Elif Shafak erzählt in ihrem neuen Roman opulente Geschichten, die sich durch Jahrhunderte und Kulturen schlängeln. Das Thema der Migration verbindet die Erzählstränge.
Irene Binal
3 min
Ein bettelarmer und hochbegabter Junge aus dem viktorianischen London, ein jesidisches Mädchen aus dem Osten der Türkei und eine depressive Wissenschafterin im London der Gegenwart: Drei Menschen sind über die Zeiten und Räume hinweg durch einen Regentropfen verbunden. Im antiken Ninive fiel er einem König namens Assurbanipal ins Haar und beobachtete, wie der Herrscher seinen Berater grausam bestrafte. «Noch Jahrhunderte später wird eine Spur dieses Augenblicks in der elementaren Form des Tropfens enthalten sein.»
Ausgehend von diesem Wassertropfen, erzählt Elif Shafak in ihrem Roman «Am Himmel die Flüsse» eine Geschichte, die mehrere Kulturen und Jahrhunderte umspannt. Im London des Jahres 1840 fällt der Tropfen als Schneeflocke auf das Gesicht eines Neugeborenen, das den Namen Arthur erhält und als «König der Abwasserkanäle und Elendsquartiere» in bitterster Armut aufwächst.
Aber Arthur ist begabt und wissbegierig, bringt es zu einer Anstellung im British Museum und ist fasziniert von alten Tontafeln aus der Bibliothek von König Assurbanipal. Darauf sind Fragmente des Gilgamesch-Epos aufgezeichnet, und Arthur ist besessen von der Idee, in den Ruinen von Ninive nach den verlorenen Teilen des Gedichts zu suchen.
Heimkehr zum Wasser
Im Jahr 2014 taucht der Wassertropfen in der Trinkflasche eines neunjährigen Mädchens namens Narin wieder auf. Narin lebt mit ihrer Grossmutter in einem jesidischen Dorf am Tigris-Ufer, das wegen eines Dammbauprojekts der Regierung geflutet werden soll: «Eine zwölftausend Jahre alte Geschichte wird von einem Staudamm ausgelöscht, der fünfzig Jahre Bestand hat – die Lebenszeit eines Maultiers.»
Schliesslich wird der Wassertropfen im Jahr 2018 zur Träne der Hydrologin Zaleekhah, die nach dem Scheitern ihrer Ehe auf ein Hausboot gezogen ist und ihren Suizid in der Themse plant: «Es wird weniger ein Weggang sein als eine Heimkehr, eine Rückkehr zum Wasser.»

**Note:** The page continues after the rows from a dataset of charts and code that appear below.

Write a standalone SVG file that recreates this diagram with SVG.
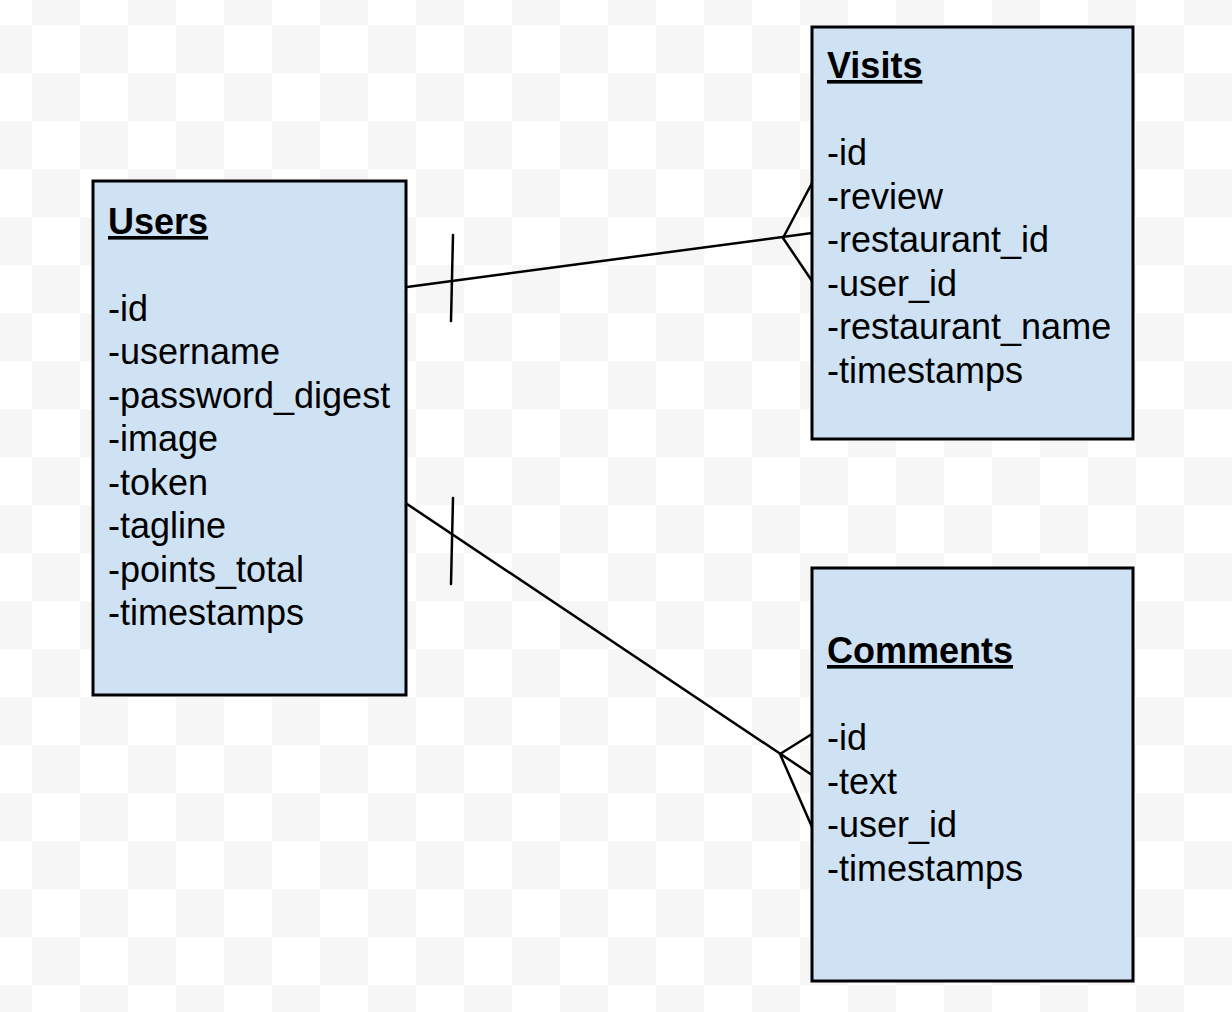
<svg xmlns="http://www.w3.org/2000/svg" width="1232" height="1012" viewBox="0 0 1232 1012">
  <defs>
    <pattern id="checker" patternUnits="userSpaceOnUse" x="32" y="25" width="96" height="96">
      <rect x="0" y="0" width="96" height="96" fill="#ffffff"/>
      <rect x="48" y="0" width="48" height="48" fill="#f6f6f6"/>
      <rect x="0" y="48" width="48" height="48" fill="#f6f6f6"/>
    </pattern>
  </defs>
  <style>
    .box { fill: #cfe2f3; stroke: #000000; stroke-width: 3; }
    .title { font-family: "Liberation Sans", Arial, sans-serif; font-size: 36px; font-weight: bold; text-decoration: underline; fill: #000000; }
    .field { font-family: "Liberation Sans", Arial, sans-serif; font-size: 36px; fill: #000000; }
    .conn { stroke: #000000; stroke-width: 2.5; fill: none; stroke-linecap: round; stroke-linejoin: round; }
  </style>
  <rect x="0" y="0" width="1232" height="1012" fill="url(#checker)"/>

  <g id="connectors">
    <!-- Users to Visits -->
    <line class="conn" x1="407" y1="287" x2="812" y2="233"/>
    <line class="conn" x1="453" y1="235" x2="451" y2="321"/>
    <polyline class="conn" points="812,183 783,238 812,281"/>
    <!-- Users to Comments -->
    <line class="conn" x1="407" y1="504" x2="812" y2="775"/>
    <line class="conn" x1="453" y1="498" x2="451" y2="584"/>
    <polyline class="conn" points="812,734 780,754 812,827"/>
  </g>

  <g id="users">
    <rect class="box" x="93" y="181" width="313" height="514"/>
    <text class="title" x="108" y="234">Users</text>
    <text class="field" x="108" y="320.5">-id</text>
    <text class="field" x="108" y="364">-username</text>
    <text class="field" x="108" y="407.5">-password_digest</text>
    <text class="field" x="108" y="451">-image</text>
    <text class="field" x="108" y="494.5">-token</text>
    <text class="field" x="108" y="538">-tagline</text>
    <text class="field" x="108" y="581.5">-points_total</text>
    <text class="field" x="108" y="625">-timestamps</text>
  </g>

  <g id="visits">
    <rect class="box" x="812" y="27" width="321" height="412"/>
    <text class="title" x="827" y="78">Visits</text>
    <text class="field" x="827" y="165">-id</text>
    <text class="field" x="827" y="208.5">-review</text>
    <text class="field" x="827" y="252">-restaurant_id</text>
    <text class="field" x="827" y="295.5">-user_id</text>
    <text class="field" x="827" y="339">-restaurant_name</text>
    <text class="field" x="827" y="382.5">-timestamps</text>
  </g>

  <g id="comments">
    <rect class="box" x="812" y="568" width="321" height="413"/>
    <text class="title" x="827" y="663">Comments</text>
    <text class="field" x="827" y="750">-id</text>
    <text class="field" x="827" y="793.5">-text</text>
    <text class="field" x="827" y="837">-user_id</text>
    <text class="field" x="827" y="880.5">-timestamps</text>
  </g>
</svg>
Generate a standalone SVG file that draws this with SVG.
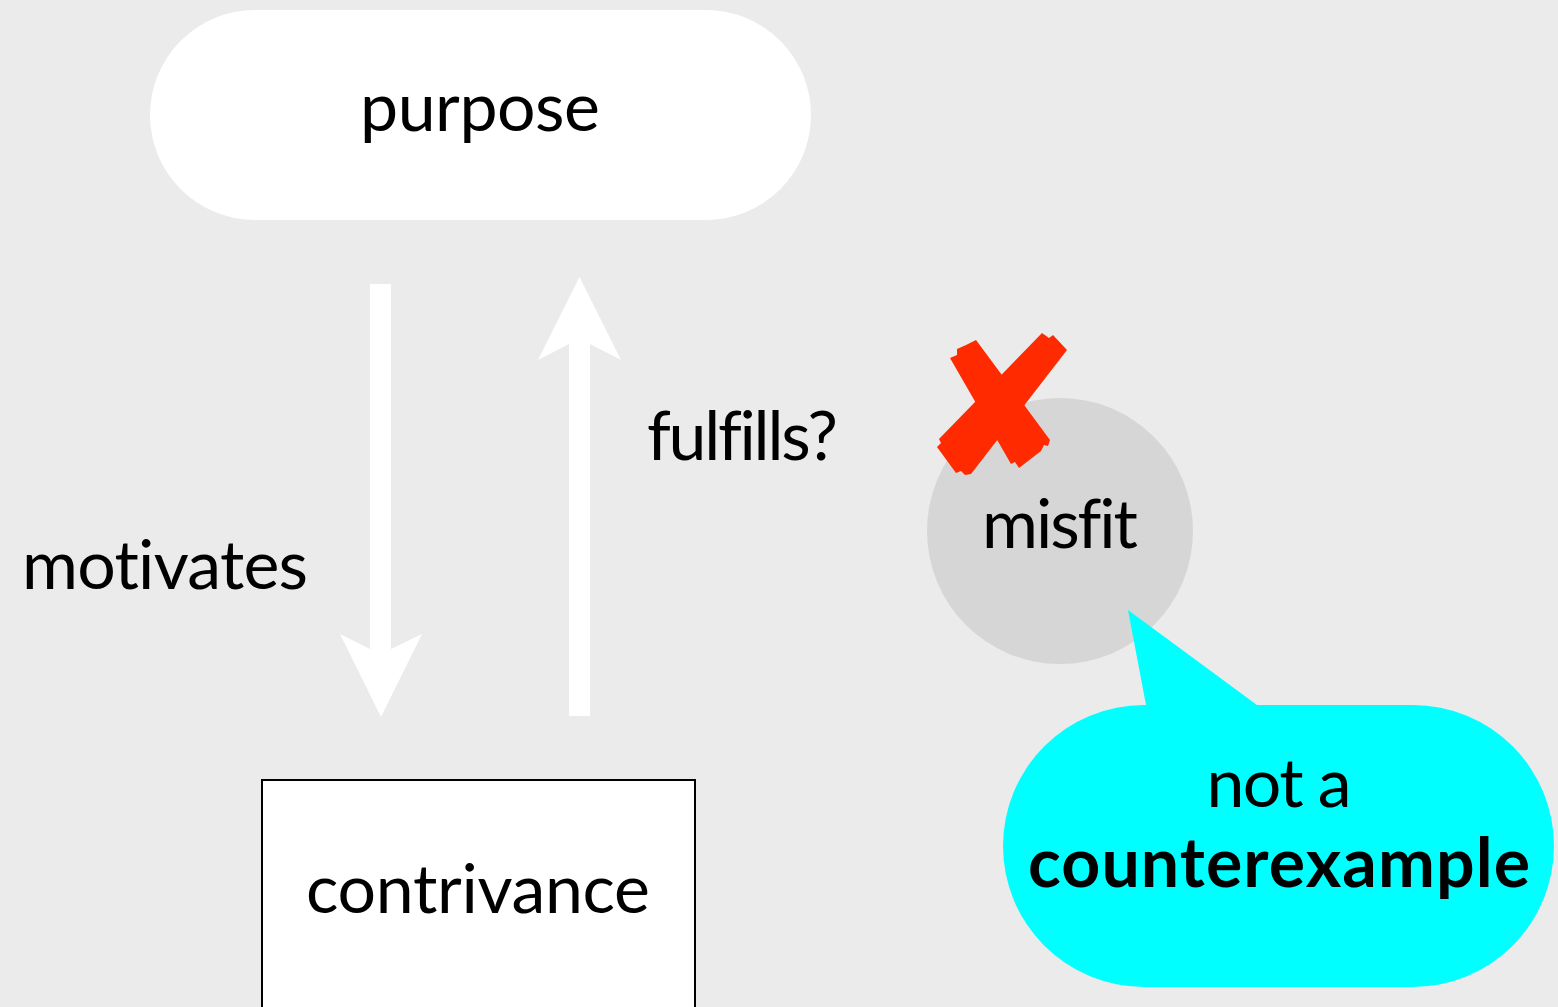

Dieser opulente Roman schlängelt sich wie ein Strom durch Zeit und Raum. Shafak erzählt vom Gilgamesch-Epos, von Schutzdämonen, den «Hütern der Türen, die sich in andere Gefilde öffnen», von Nisaba, der Göttin der Schreibkunst, und ihrem langsamen Sterben, von der grausamen Verfolgung der Jesiden, die als «Teufelsanbeter» gebrandmarkt werden, schliesslich von der Wissenschaft, die in der Klimakrise eine Wasserkrise entdeckt.
Shafak geht der Frage nach, wer kulturelles Erbe besitzen darf, und sie befasst sich mit der Emigration und der daraus folgenden Wurzellosigkeit. Alle Figuren des Romans sind heimatlos wie das Wasser: «Wasser ist durch und durch Immigrant, es ist gefangen im Übergang und kann sich nirgends für immer niederlassen.»
Gegen das Vergessen
Wie in einem orientalischen Teppich webt Shafak ihre Geschichten ineinander, deren Zusammenhang sich erst nach und nach erschliesst. So steht am Ende wieder einmal Elif Shafaks zentrale Botschaft: Die Menschheit ist ein grosses Ganzes, auch wenn sie immer wieder auseinanderdividiert werden soll.
Was bleibt, ist ein beeindruckender Roman, der nah an der Perfektion ist. Ein Roman, der Elif Shafaks Ruf als grosse Erzählerin einmal mehr unterstreicht – und der auch ein flammendes Plädoyer ist gegen das Vergessen. Nicht zufällig arbeitet Zaleekhah an einer Studie über das Wassergedächtnis, eine umstrittene These, die Shafak als Möglichkeit in den Raum stellt und der sie mit dem Regentropfen, der durch die Jahrhunderte reist, eine Form gibt. Denn, so heisst es an einer Stelle im Roman: «Das Wasser erinnert sich. Nur die Menschen vergessen.»
Elif Shafak: Am Himmel die Flüsse. Roman. Aus dem Englischen von Michaela Grabinger. Hanser-Verlag, München 2024. 592S., Fr. 37.90.